At least it seems the only reasonable course for a simple man like myself to follow - assume a miracle has occurred. If you examine the accompanying medical chart it's hard to conclude that the good Professor has achieved anything less. Six weeks ago Goldie was threated by the Wings of the Angel of Credit Death but today, she's not only recovered but doing better than ever. One can only wonder why and how ? Of course Volume's a little below average, and Relative Strength tells us Goldie is talking to herself a bit though not loudly and the momentum of MACD is just upticking now but's distorted as a weekly chart. Ignore those flashing lights on the monitor.
The answer appears to lie in that new miracle treatment of ever-rising earnings which seem to keep growing no matter wat the underlying state of the economy which grows them. Which, logically anyway but who's using logic these days, one could then ask what are earnings likely to be and how are they related to the underlying performance of the economy ?
Being greatly puzzled, even wondering myself, by this miracle it seemd a sensible thing to do to investigate a bit. It's not clear that we've resolved my/our puzzlements but perhaps a little light can be thrown on things.
The chart here looks at earnings and corporate profits since '88 (or '90 for the YoY changes) to try and find the answers. Or at least get a start on finding some. The original question is are earnings going to continue to do well ? One possible diagnosis is that, since earnings are based on profits and profits on the health of the overall economy, a positive prognosis is contra-indicated :) ! As you can see first off earnings do indeed follow profits, and quite closely indeed. Surprisingly though while they both did well until Jan02 they all really took off then. Which leads to the next question - why at the beginning of a downturn and a continued slow-growing economy did profits and earnings take a sudden jump upwards ?

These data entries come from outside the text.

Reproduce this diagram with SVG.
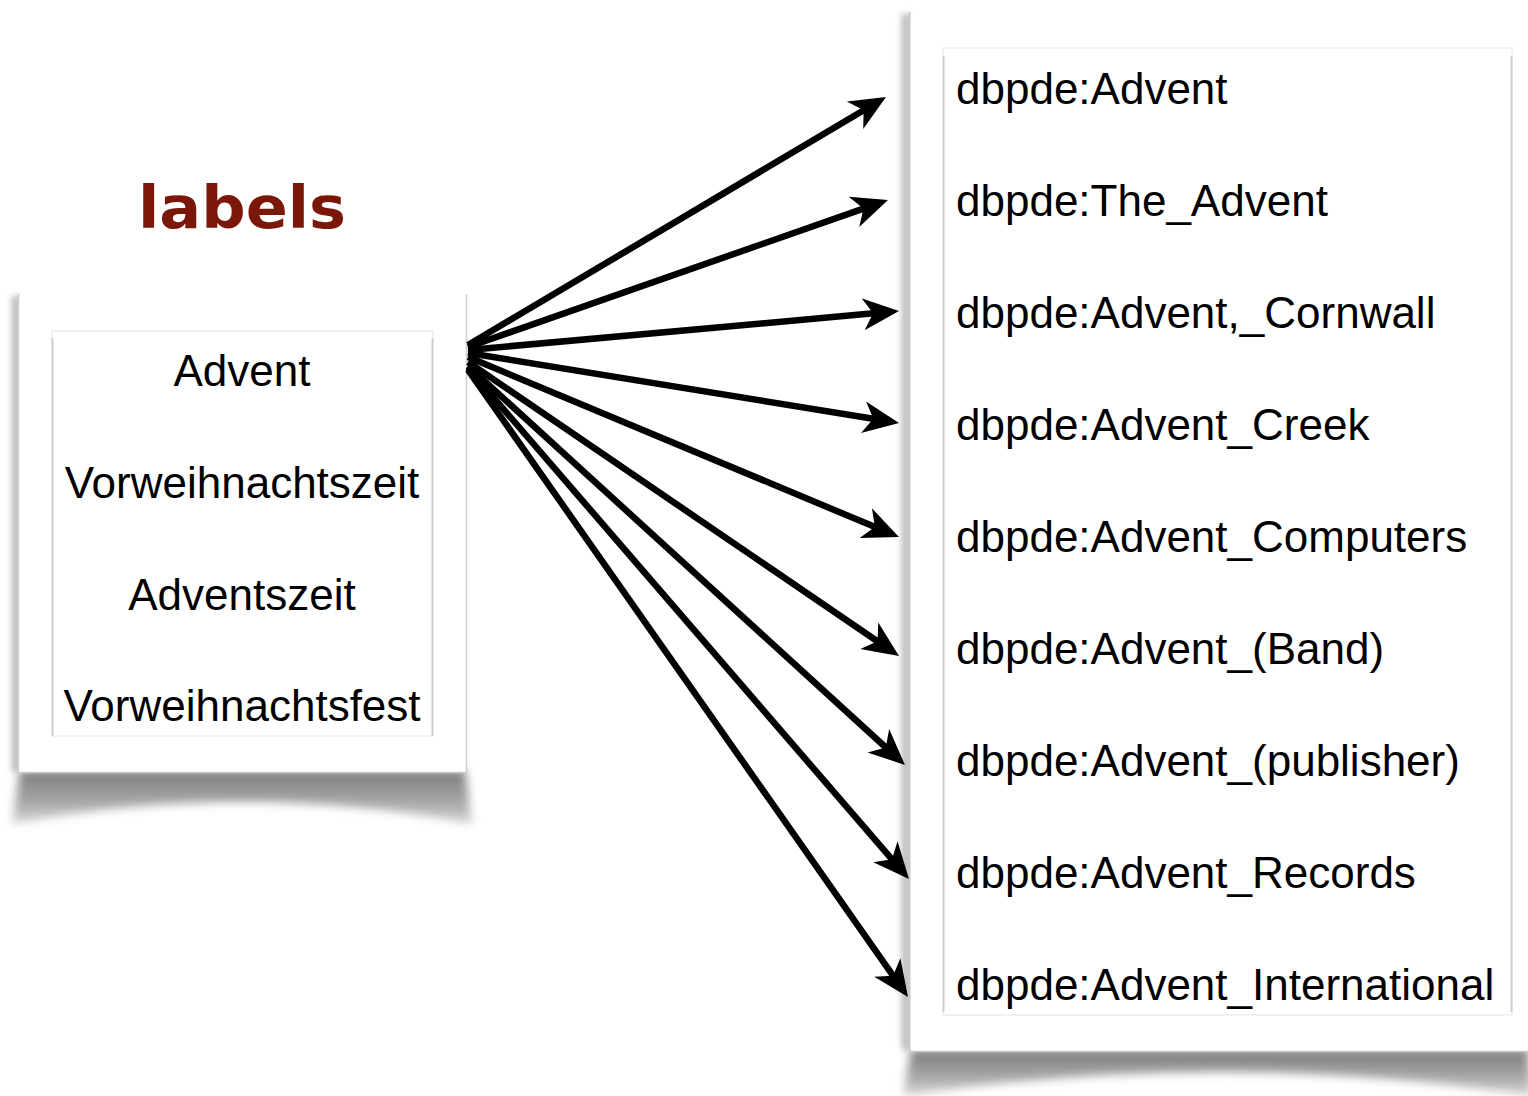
<svg xmlns="http://www.w3.org/2000/svg" width="1528" height="1096" viewBox="0 0 1528 1096">
  <defs>
    <style>
      .item { font-family: "Liberation Sans", "DejaVu Sans", sans-serif; font-size: 44px; fill: #000; }
      .card { fill: #fff; }
      .inner { fill: #fff; stroke: #eeeeee; stroke-width: 1.5; }
      .inner-edge { stroke: #cfcfcf; stroke-width: 2; }
      .conn { stroke: #000; stroke-width: 6.5; fill: none; marker-end: url(#ah); }
      .shadow { filter: url(#blur); }
    </style>
    <linearGradient id="shadeL" x1="0" y1="0" x2="0" y2="1">
      <stop offset="0" stop-color="#7a7a7a"/>
      <stop offset="0.6" stop-color="#a8a8a8"/>
      <stop offset="1" stop-color="#d8d8d8"/>
    </linearGradient>
    <filter id="blur" x="-10%" y="-50%" width="120%" height="200%">
      <feGaussianBlur stdDeviation="5"/>
    </filter>
    <filter id="edgeblur" x="-200%" y="-5%" width="500%" height="110%">
      <feGaussianBlur stdDeviation="3"/>
    </filter>
    <marker id="ah" markerUnits="userSpaceOnUse" markerWidth="38" markerHeight="36" viewBox="0 -18 38 36" refX="16" refY="0" orient="auto">
      <path d="M36,0 L0,-16 L10,0 L0,16 Z" fill="#000"/>
    </marker>
  </defs>

  <rect x="0" y="0" width="1528" height="1096" fill="#fff"/>

  <g id="labels-title">
    <text x="242" y="228" text-anchor="middle" font-family="DejaVu Sans, sans-serif" font-weight="bold" font-size="58" fill="#7b1708" textLength="208" lengthAdjust="spacingAndGlyphs">labels</text>
  </g>

  <g id="labels-card">
    <path class="shadow" fill="url(#shadeL)" d="M20,770 L465,770 L472,824 Q242,780 12,824 Z"/>
    <rect x="12" y="296" width="8" height="476" fill="#b5b5b5" filter="url(#edgeblur)"/>
    <rect class="card" x="18" y="294" width="449" height="479"/>
    <line x1="18.5" y1="294" x2="18.5" y2="773" stroke="#d0d0d0" stroke-width="1.5"/>
    <line x1="466.5" y1="294" x2="466.5" y2="773" stroke="#d0d0d0" stroke-width="1.5"/>
    <line x1="18" y1="772.5" x2="467" y2="772.5" stroke="#c8c8c8" stroke-width="1.5"/>
    <rect class="inner" x="52" y="331" width="381" height="405"/>
    <line class="inner-edge" x1="52.5" y1="338" x2="52.5" y2="736"/>
    <line class="inner-edge" x1="432.5" y1="338" x2="432.5" y2="736" stroke="#e2e2e2"/>
    <text class="item" x="242" y="386" text-anchor="middle">Advent</text>
    <text class="item" x="242" y="498" text-anchor="middle">Vorweihnachtszeit</text>
    <text class="item" x="242" y="610" text-anchor="middle">Adventszeit</text>
    <text class="item" x="242" y="721" text-anchor="middle">Vorweihnachtsfest</text>
  </g>

  <g id="entities-card">
    <path class="shadow" fill="url(#shadeL)" d="M911,1049 L1528,1049 L1532,1096 Q1218,1048 903,1096 Z"/>
    <rect x="902" y="14" width="8" height="1036" fill="#b5b5b5" filter="url(#edgeblur)"/>
    <rect class="card" x="909" y="12" width="619" height="1040"/>
    <line x1="909.5" y1="12" x2="909.5" y2="1052" stroke="#c8c8c8" stroke-width="2"/>
    <line x1="909" y1="1051.5" x2="1528" y2="1051.5" stroke="#c8c8c8" stroke-width="1.5"/>
    <rect class="inner" x="943" y="48" width="569" height="967"/>
    <line class="inner-edge" x1="943.5" y1="56" x2="943.5" y2="1012"/>
    <line class="inner-edge" x1="1511.5" y1="56" x2="1511.5" y2="1012" stroke="#dcdcdc"/>
    <text class="item" x="956" y="104">dbpde:Advent</text>
    <text class="item" x="956" y="216">dbpde:The_Advent</text>
    <text class="item" x="956" y="328">dbpde:Advent,_Cornwall</text>
    <text class="item" x="956" y="440">dbpde:Advent_Creek</text>
    <text class="item" x="956" y="552">dbpde:Advent_Computers</text>
    <text class="item" x="956" y="664">dbpde:Advent_(Band)</text>
    <text class="item" x="956" y="776">dbpde:Advent_(publisher)</text>
    <text class="item" x="956" y="888">dbpde:Advent_Records</text>
    <text class="item" x="956" y="1000">dbpde:Advent_International</text>
  </g>

  <g id="connectors">
    <line class="conn" x1="468" y1="345" x2="868.8" y2="107.2"/>
    <line class="conn" x1="468" y1="347" x2="869.1" y2="206.6"/>
    <line class="conn" x1="468" y1="350" x2="879.1" y2="312.8"/>
    <line class="conn" x1="468" y1="353" x2="879.3" y2="419.8"/>
    <line class="conn" x1="468" y1="357" x2="880.5" y2="529.3"/>
    <line class="conn" x1="468" y1="362" x2="882.5" y2="644.7"/>
    <line class="conn" x1="468" y1="366" x2="890.2" y2="751.5"/>
    <line class="conn" x1="468" y1="368" x2="895.9" y2="863.9"/>
    <line class="conn" x1="468" y1="370" x2="896.5" y2="980.6"/>
  </g>
</svg>
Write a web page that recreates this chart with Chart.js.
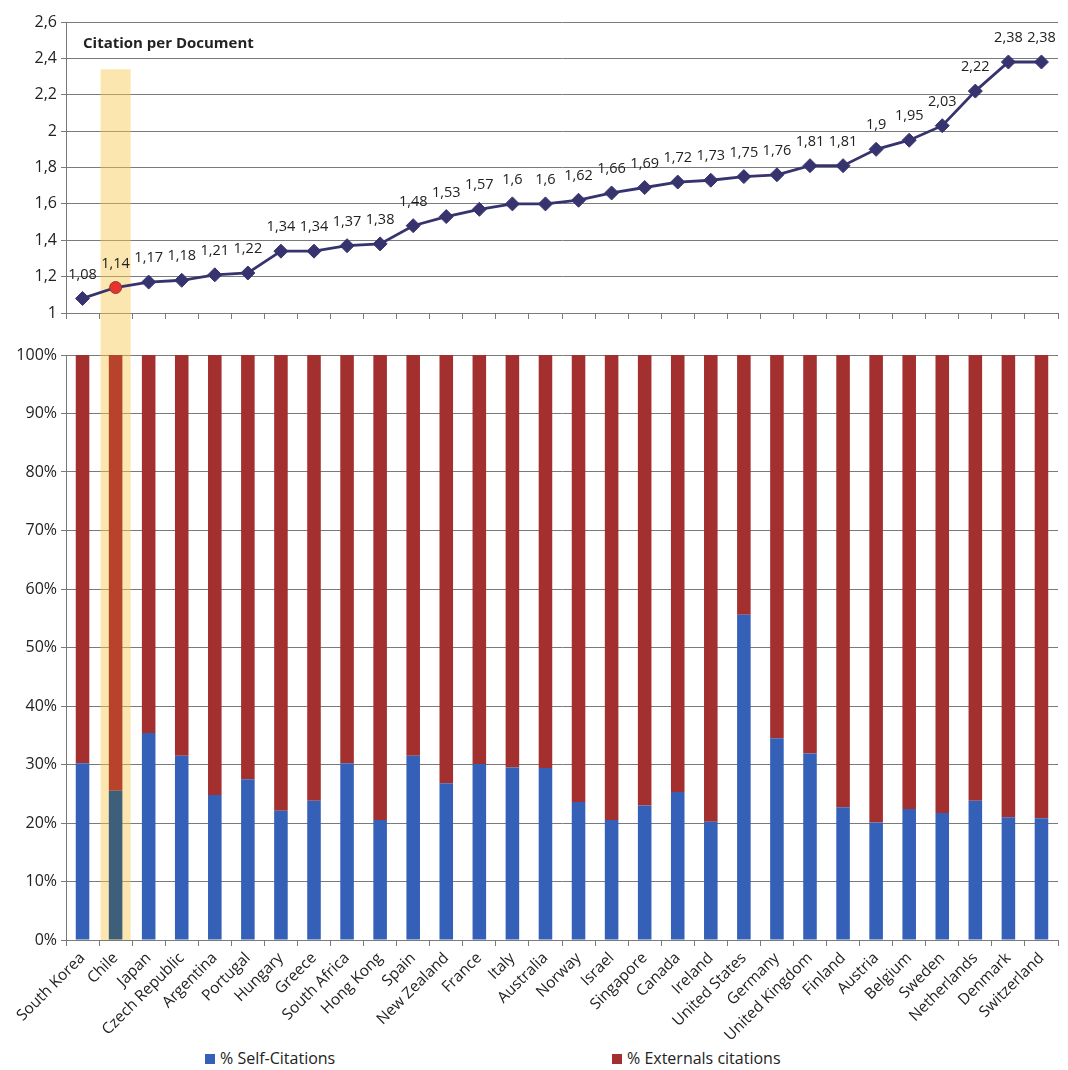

One surprising answer, to be further investigated by competent analysts (not necessarily moi) is that After-tax Profits jumped, particularly as a % of total profits. Very interesting. If you look a the last sub-chart earnings and profits are clearly aligned with each other, despite being volatile & noisy. We draw that conclusion by looking at how closely the trendlines follow each other. And Profits are clearly aligned with GDP though only in a broader sense as there's clearly significant quarterly differences. So it looks like something else, and perhaps deeper, is going on.
Which we attempt with this third set of charts going back to '47 which shows the relative shares of
Wages, Profits and Capex in the GDP, with Wages on the r.h.s. of the chart. It might be worth a moment or three to took a close look. While our focus is on recent profit trends it doesn't hurt to notice, as we've been told, that profits are indeed at and moving above historical highs. It also is interesting to notice that both held up well until the mid-60s until rising energy costs led to higher investments and the shrinking of Proft and Wage shares.
Yet Capex and Profit reached level plateaus in the 80s and 90s while wage share largely continued to shrink (excepting the lagged impact of the late-90s investment boom on labor demand). But, since early in this decade (have you thought about how odd that sounds for those of us still thrashing the Telecom bust and yearning for the good old days ?) Wages have returned to a deteriorating downtrend while Capex spending has remained relatively flat. In other words, as we kinda knew from other sources, businesses aren't hiring and they aren't spending. Not only was the Boom a very different thing than previous cycles the "recovery" is a very different recovery - no jobs, no equipment, not good.
We can only conclude that with the lid screwed down on spending companies are making plenty of money, grabbing a growing share of the economy and, one guestimates, spend it on buybacks to keep the stock prices up and help out with EPS numbers. Which doesn't lead one to a great deal of confidence in organice growth of revenue, profits and earnings.
Stop and think about that for a minute - earnings may be going up but it's not because the economy or business is doing better. Somewhere under all the large pile of stock prices and reported earnings is a very large elephant. And he wouldn't appear to be a very well-groomed, well-behaved or benign one either.
We're definitely not in Kansas any more - so much for fundamentals. It's all about the finances and cash flow ? But judge for yourselves. The charts lay it out and you're as free to interpret as I and the data is readily available publicly from many sources.